I think I expected this talk to be confronting/emotional, but it had quite a big impact on me. Things that stood out most:

  • Do something that matters to you, if you’re not doing something that’s important to you and/or the world then you’re wasting your time.
  • What is your purpose in life? Can you explain it to someone in 60 seconds or less? Remind yourself of your purpose and have this focus every day. Be able to sum up succinctly who you are and what you do
  • If you died tomorrow, what would people say about you ‘she was an engineer, she was a wife’ – is that how you want to be remembered?
  • If you were to die tomorrow, would you be able to look back over your life and feel happy with it, or would you have regrets?
  • What are you doing to make the world a better place?

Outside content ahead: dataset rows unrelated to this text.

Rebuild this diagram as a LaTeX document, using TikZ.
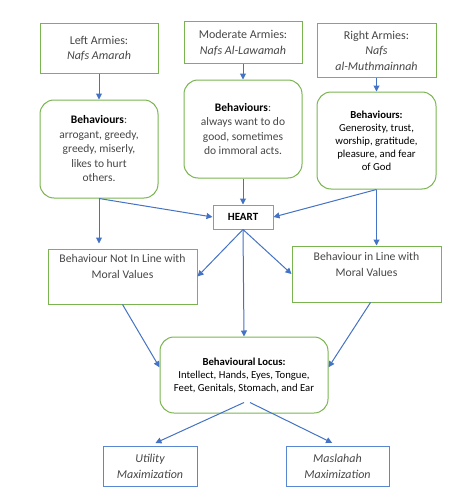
\documentclass[tikz,border=0pt]{standalone}
\usepackage{fontspec}
\setmainfont{Carlito}
\usetikzlibrary{arrows.meta, calc, positioning}
\definecolor{boxgreen}{RGB}{122,180,80}
\definecolor{flowblue}{RGB}{68,114,196}
\definecolor{endblue}{RGB}{90,135,210}
\definecolor{textgray}{RGB}{70,70,70}

\begin{document}
\begin{tikzpicture}[x=1pt, y=-1pt,
    army/.style={draw=boxgreen, line width=1pt, minimum width=118pt, align=center,
        text=textgray, font=\fontsize{12}{15.5}\selectfont},
    behave/.style={army, rounded corners=14pt, minimum height=97pt, inner sep=2pt,
        font=\fontsize{11.5}{14.5}\selectfont},
    moral/.style={army, minimum width=149pt, minimum height=55pt, font=\fontsize{11.7}{16}\selectfont},
    goal/.style={draw=endblue, line width=1pt, minimum height=40pt, align=center,
        text=textgray, font=\fontsize{12}{16}\selectfont\itshape},
    flow/.style={draw=flowblue, line width=1pt, -{Triangle[width=6pt,length=6pt]}}]
    % Frame of the page
    \useasboundingbox (0,0) rectangle (457,495);
    % Three armies
    \node[army, minimum height=49pt] (leftarmy) at (99,48.5) {Left Armies:\\\textit{Nafs Amarah}};
    \node[army, minimum height=42pt] (midarmy) at (243,43) {Moderate Armies:\\\textit{Nafs Al-Lawamah}};
    \node[army, minimum width=119pt, minimum height=53pt] (rightarmy) at (376.5,50.5)
        {Right Armies:\\\textit{Nafs}\\\textit{al-Muthmainnah}};
    % Behaviours of each army
    \node[behave, minimum height=98pt] (leftbeh) at (99,149)
        {\textbf{\color{black}Behaviours}:\\arrogant, greedy,\\greedy, miserly,\\likes to hurt\\others.};
    \node[behave, minimum height=98pt] (midbeh) at (243,129)
        {\textbf{\color{black}Behaviours}:\\always want to do\\good, sometimes\\do immoral acts.};
    \node[behave, minimum width=119pt, text=black, font=\fontsize{10.7}{13}\selectfont] (rightbeh) at (376.5,140.5)
        {\textbf{Behaviours:}\\Generosity, trust,\\worship, gratitude,\\pleasure, and fear\\of God};
    % Heart in the middle
    \node[army, minimum width=60pt, minimum height=24pt, text=black, font=\fontsize{11}{12}\selectfont\bfseries]
        (heart) at (243,217) {HEART};
    % Two kinds of behaviour
    \node[moral] (notline) at (122.5,276.5) {Behaviour Not In Line with\\Moral Values\\[4pt]};
    \node[moral, minimum height=56pt] (inline) at (366.5,274) {Behaviour in Line with\\Moral Values\\[4pt]};
    % Locus
    \node[army, rounded corners=14pt, minimum width=168pt, minimum height=76pt, text=black,
        font=\fontsize{10.7}{13}\selectfont] (locus) at (244,375)
        {\textbf{Behavioural Locus:}\\Intellect, Hands, Eyes, Tongue,\\Feet, Genitals, Stomach, and Ear};
    % Outcomes
    \node[goal, minimum width=94pt] (utility) at (150,466) {Utility\\Maximization};
    \node[goal, minimum width=103pt] (maslahah) at (337.5,466) {Maslahah\\Maximization};
    % Connectors
    \coordinate (locusleft) at ($(locus.north west)!0.4!(locus.south west)$);
    \coordinate (locusright) at ($(locus.north east)!0.4!(locus.south east)$);
    \coordinate (outleft) at ($(locus.south)+(0,-11)$);
    \coordinate (outright) at ($(locus.south)+(6,-11)$);
    \draw[flow] (leftarmy) -- (leftbeh);
    \draw[flow] (midarmy) -- (midbeh);
    \draw[flow] (rightarmy) -- (rightbeh);
    \draw[flow] (leftbeh.south) -- (heart.west);
    \draw[flow] (midbeh.south) -- (heart.north);
    \draw[flow] (rightbeh.south) -- (heart.east);
    \draw[flow, shorten >=5pt] (leftbeh.south) -- (leftbeh.south |- notline.north);
    \draw[flow] (rightbeh.south) -- (rightbeh.south |- inline.north);
    \draw[flow] (heart.south) -- (notline.east);
    \draw[flow] (heart.south) -- (inline.west);
    \draw[flow] (heart.south) -- (locus.north);
    \draw[flow] (notline.south) -- (locusleft);
    \draw[flow] ($(inline.south)+(4,0)$) -- (locusright);
    \draw[flow, shorten >=6pt] (outleft) -- (utility.north);
    \draw[flow, shorten >=6pt] (outright) -- (maslahah.north);
\end{tikzpicture}
\end{document}
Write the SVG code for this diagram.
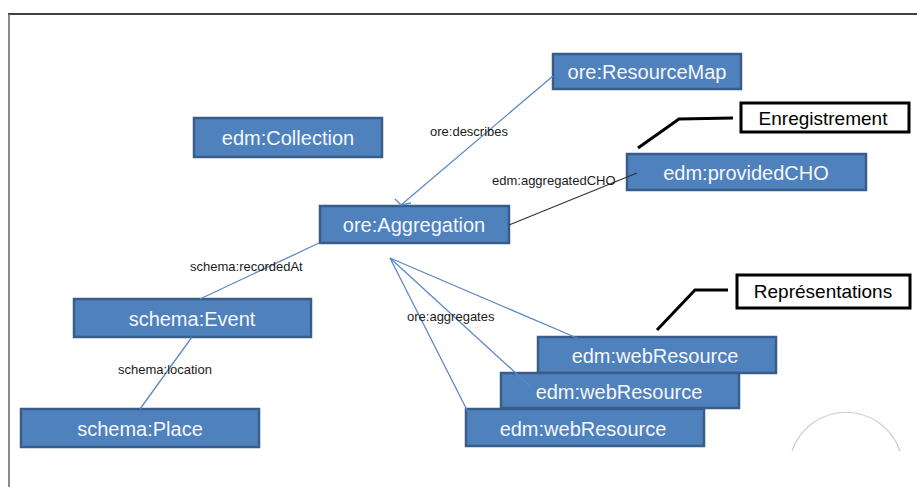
<svg xmlns="http://www.w3.org/2000/svg" width="917" height="487" viewBox="0 0 917 487">
<style>
.node rect{fill:#4F81BD;stroke:#385D8A;stroke-width:2.5}
.node text{fill:#F4F7FB;font-family:"Liberation Sans",Arial,sans-serif;font-size:20px;text-anchor:middle}
.note rect{fill:#fff;stroke:#000;stroke-width:3}
.note text{fill:#000;font-family:"Liberation Sans",Arial,sans-serif;font-size:19px;text-anchor:middle}
.lbl{fill:#1a1a1a;font-family:"Liberation Sans",Arial,sans-serif;font-size:13px}
.blue{stroke:#5B89C6;stroke-width:1.3;fill:none}
.dark{stroke:#333;stroke-width:1.2;fill:none}
.lead{stroke:#000;stroke-width:3;fill:none}
</style>
<rect x="0" y="0" width="917" height="487" fill="#fff"/>
<line x1="8" y1="14" x2="917" y2="14" stroke="#000" stroke-width="1.5"/>
<line x1="9" y1="14" x2="9" y2="487" stroke="#666" stroke-width="1.5"/>
<path d="M792,451 A57,57 0 0 1 900,451" fill="none" stroke="#ccc" stroke-width="1.2"/>

<g id="n-resourcemap" class="node"><rect x="553" y="54" width="188" height="35"/><text x="647" y="79">ore:ResourceMap</text></g>
<g id="n-collection" class="node"><rect x="194" y="118" width="188" height="39"/><text x="288" y="145">edm:Collection</text></g>
<g id="n-aggregation" class="node"><rect x="320" y="206" width="189" height="37"/><text x="414" y="232">ore:Aggregation</text></g>
<g id="n-providedcho" class="node"><rect x="627" y="154" width="239" height="36"/><text x="746" y="180">edm:providedCHO</text></g>
<g id="n-event" class="node"><rect x="74" y="299" width="237" height="38"/><text x="192" y="326">schema:Event</text></g>
<g id="n-place" class="node"><rect x="21" y="409" width="238" height="38"/><text x="140" y="436">schema:Place</text></g>
<g id="n-web1" class="node"><rect x="538" y="337" width="238" height="36"/><text x="655" y="363">edm:webResource</text></g>
<g id="n-web2" class="node"><rect x="501" y="373" width="238" height="35"/><text x="619" y="399">edm:webResource</text></g>
<g id="n-web3" class="node"><rect x="466" y="409" width="238" height="37"/><text x="583" y="436">edm:webResource</text></g>

<g id="note-enregistrement" class="note"><rect x="741" y="103" width="168" height="29"/><text x="823" y="125">Enregistrement</text></g>
<g id="note-representations" class="note"><rect x="737" y="275" width="173" height="33"/><text x="823" y="298">Représentations</text></g>

<g id="connectors">
<line class="blue" x1="553" y1="76" x2="401" y2="205"/>
<polyline class="blue" points="395,199 401,205 411,203"/>
<line class="dark" x1="509" y1="225" x2="637" y2="173"/>
<line class="blue" x1="319" y1="243" x2="200" y2="299"/>
<line class="blue" x1="192" y1="337" x2="140" y2="409"/>
<line class="blue" x1="390" y1="258" x2="577" y2="338"/>
<line class="blue" x1="390" y1="258" x2="531" y2="387"/>
<line class="blue" x1="390" y1="258" x2="468" y2="412"/>
<polyline class="lead" points="638,148 679,119 733,118"/>
<polyline class="lead" points="657,330 695,290 728,290"/>
<text class="lbl" x="430" y="136">ore:describes</text>
<text class="lbl" x="492" y="185">edm:aggregatedCHO</text>
<text class="lbl" x="190" y="271">schema:recordedAt</text>
<text class="lbl" x="118" y="374">schema:location</text>
<text class="lbl" x="407" y="321">ore:aggregates</text>
</g>
</svg>
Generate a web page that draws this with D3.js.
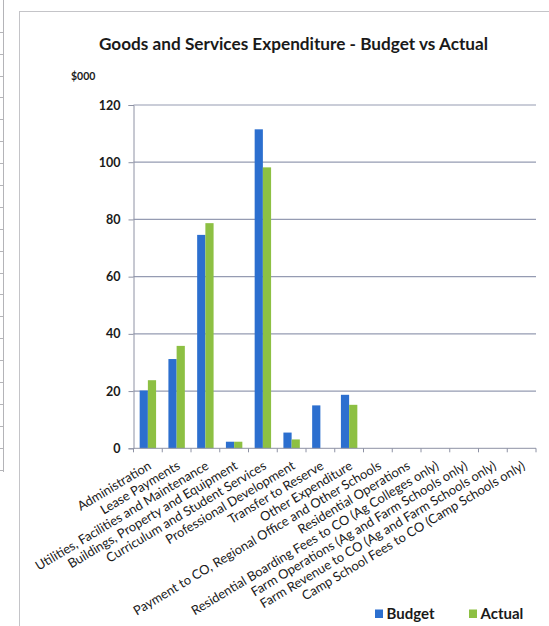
<!DOCTYPE html>
<html>
<head>
<meta charset="utf-8">
<script src="https://cdn.jsdelivr.net/npm/d3@7"></script>
<style>
  html, body { margin: 0; padding: 0; background: #fff; }
  svg { display: block; }
  text { font-family: Lato, "Open Sans", "DejaVu Sans", sans-serif; fill: #1a1a1a; }
</style>
</head>
<body>
<svg id="chart" width="549" height="626"></svg>
<script>
// Goods and services expenditure ($000), budget vs actual by category
const categories = [
  "Administration",
  "Lease Payments",
  "Utilities, Facilities and Maintenance",
  "Buildings, Property and Equipment",
  "Curriculum and Student Services",
  "Professional Development",
  "Transfer to Reserve",
  "Other Expenditure",
  "Payment to CO, Regional Office and Other Schools",
  "Residential Operations",
  "Residential Boarding Fees to CO (Ag Colleges only)",
  "Farm Operations (Ag and Farm Schools only)",
  "Farm Revenue to CO (Ag and Farm Schools only)",
  "Camp School Fees to CO (Camp Schools only)"
];
const budget = [20.2, 31.2, 74.6, 2.3, 111.5, 5.5, 15.0, 18.7, 0, 0, 0, 0, 0, 0];
const actual = [23.8, 35.8, 78.7, 2.3, 98.2, 3.1, 0, 15.2, 0, 0, 0, 0, 0, 0];
const seriesNames = ["Budget", "Actual"];
const seriesColors = ["#2c6fcf", "#8dc043"];
const yTicks = [0, 20, 40, 60, 80, 100, 120];

const svg = d3.select("#chart");

// scanned-page table edge on the far left
const edge = svg.append("g").attr("stroke", "#b4b4b8").attr("stroke-width", 1);
edge.append("line").attr("x1", 3.5).attr("x2", 3.5).attr("y1", 0).attr("y2", 472);
edge.selectAll("line.row").data(d3.range(31.7, 470, 21.9)).join("line")
  .attr("class", "row")
  .attr("x1", 0).attr("x2", 3.5)
  .attr("y1", d => Math.round(d) + 0.5).attr("y2", d => Math.round(d) + 0.5);

// chart frame
svg.append("rect")
  .attr("x", 19.5).attr("y", 11.5)
  .attr("width", 560).attr("height", 640)
  .attr("fill", "#fff").attr("stroke", "#c4c4c8").attr("stroke-width", 1);

const plot = { left: 133.5, right: 536, top: 105, bottom: 448.3 };

const x0 = d3.scaleBand()
  .domain(categories)
  .range([plot.left, plot.right])
  .paddingInner(0.4286)
  .paddingOuter(0.2143);
const x1 = d3.scaleBand()
  .domain(seriesNames)
  .range([0, x0.bandwidth()]);
const y = d3.scaleLinear().domain([0, 120]).range([plot.bottom, plot.top]);

// gridlines
svg.append("g")
  .selectAll("line").data(yTicks.filter(d => d > 0)).join("line")
  .attr("x1", plot.left).attr("x2", plot.right)
  .attr("y1", d => y(d)).attr("y2", d => y(d))
  .attr("stroke", "#959bb2").attr("stroke-width", 1.2);

// bars
const rows = categories.map((c, i) => ({ cat: c, values: [budget[i], actual[i]] }));
svg.append("g")
  .selectAll("g").data(rows).join("g")
  .attr("transform", d => `translate(${x0(d.cat)},0)`)
  .selectAll("rect")
  .data(d => d.values.map((v, k) => ({ name: seriesNames[k], value: v, k })))
  .join("rect")
  .attr("x", d => x1(d.name))
  .attr("width", x1.bandwidth())
  .attr("y", d => y(d.value))
  .attr("height", d => plot.bottom - y(d.value))
  .attr("fill", d => seriesColors[d.k]);

// y axis
const yAxis = svg.append("g")
  .attr("transform", `translate(${plot.left},0)`)
  .call(d3.axisLeft(y).tickValues(yTicks).tickSize(5).tickPadding(8));
yAxis.select(".domain").attr("stroke", "#8e92a4");
yAxis.selectAll(".tick line").attr("stroke", "#8e92a4");
yAxis.selectAll(".tick text")
  .style("font-family", "Lato, sans-serif")
  .attr("font-size", 12.5).attr("font-weight", 700).attr("fill", "#1a1a1a");

// x axis: ticks between categories
const xAxis = svg.append("g").attr("transform", `translate(0,${plot.bottom})`);
xAxis.append("line")
  .attr("x1", plot.left).attr("x2", plot.right)
  .attr("y1", 0).attr("y2", 0)
  .attr("stroke", "#8e92a4");
const step = x0.step();
xAxis.selectAll("line.tick").data(d3.range(categories.length + 1)).join("line")
  .attr("class", "tick")
  .attr("x1", i => plot.left + i * step).attr("x2", i => plot.left + i * step)
  .attr("y1", 0).attr("y2", 4)
  .attr("stroke", "#8e92a4");

// rotated category labels
xAxis.selectAll("text").data(categories).join("text")
  .attr("transform", d => `translate(${x0(d) + x0.bandwidth() / 2 + 2},${16}) rotate(-31)`)
  .attr("text-anchor", "end")
  .attr("dy", "0.35em")
  .attr("font-size", 12.9)
  .text(d => d);

// title and unit label
svg.append("text")
  .attr("x", 293.5).attr("y", 50)
  .attr("text-anchor", "middle")
  .attr("font-size", 17.2).attr("font-weight", 700)
  .text("Goods and Services Expenditure - Budget vs Actual");
svg.append("text")
  .attr("x", 71).attr("y", 80)
  .attr("font-size", 10.5).attr("font-weight", 700)
  .text("$000");

// legend
const legendX = [375, 469];
const legend = svg.append("g").selectAll("g").data(seriesNames).join("g")
  .attr("transform", (d, i) => `translate(${legendX[i]},609.5)`);
legend.append("rect")
  .attr("width", 8).attr("height", 8.5)
  .attr("fill", (d, i) => seriesColors[i]);
legend.append("text")
  .attr("x", 11.5).attr("y", 9.5)
  .attr("font-size", 15).attr("font-weight", 700)
  .text(d => d);
</script>
</body>
</html>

  • “I’m just doing my job” is not an excuse, it’s not good enough, don’t sit there and watch your life go by, avoiding responsibility.
  • Remind yourself what you’re doing with your life, in your company, with your day
  • Being able to speak in public is important, you need to be able to communicate to others why you are worth being paid for.
  • You can’t think about something you don’t know about. If you don’t know what something is, you can’t think about it, i.e. – you don’t know what you don’t know.

I think the most important question Mike asked was: “What is your purpose?“. This is something I believe we all need to find the answer to.